The new prosecutor, Tonya White, said that in the past an abused spouse would have to take out a restraining order in civil court and then have to file criminal charges to be heard in criminal court.

Tonya White

News-Argus/Jack Stephens

Tonya White

"Ninety-nine percent of the evidence was the same so this new court avoids a duplication of services," she said.

Miss White said a suspect who knows how to manipulate the court system could have his or her case continued many times and even oftentimes eventually get it dismissed.

"The really successful abuser" is seldom brought to court, she said, because the abuse is kept quiet. By the time criminal charges are filed, she said, the victim often has been talked out of pursuing the case by the abuser.

"The purpose of this court is to put these cases on a fast track so that they are not continued so often or dismissed," Miss White said.

She says her boss, District Attorney Branny Vickory, has a no-drop policy in domestic violence cases.

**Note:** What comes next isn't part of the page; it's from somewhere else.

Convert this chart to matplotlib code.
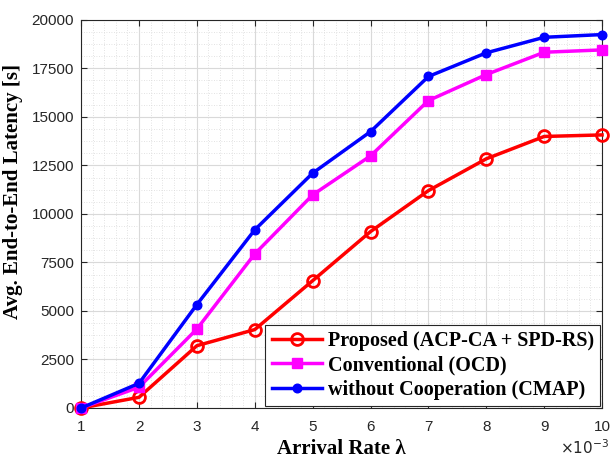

Miss White says her assistant, Joann Durham, works with the victims, getting background information on their families and how the abuse has affected them.

"We let them know that we care," Miss White said.

One victim told them that she had not come to court until now because she did not think anyone cared.

"That made me feel good," Miss White said. "We put a lot of effort into gaining their trust. We're not trying to destroy families, marriages or homes."

At the same time, Miss White says, the victims are making decisions on behalf of their children, too.

While a victim has the power to dismiss the charge, she says the state should be more aggressive in prosecuting domestic violence cases. If an abuser is left unchecked, the result could be serious injuries or even death, she said.

Miss White graduated from Kinston High School in 1997, earned a bachelor's degree in communications in 2001 from Howard University in Washington and a law degree in 2004 from N.C. Central University in Durham.

She was sworn in as an assistant district attorney in August. She says the more experienced members of the District Attorney's Office have helped her get her footing in the job.

Miss White started trying cases in November. The new court has averaged five to 10 cases a week, but she believes the caseload will increase in January. Cases are heard Mondays, Tuesdays and Wednesdays in Goldsboro. Starting in January, domestic violence court will be held Fridays in Kinston. Greene County has so few cases, she says, that they will be heard during regular District Court terms on Fridays.

"Our goal is to decrease the number of domestic violence incidents in the district," Miss White said.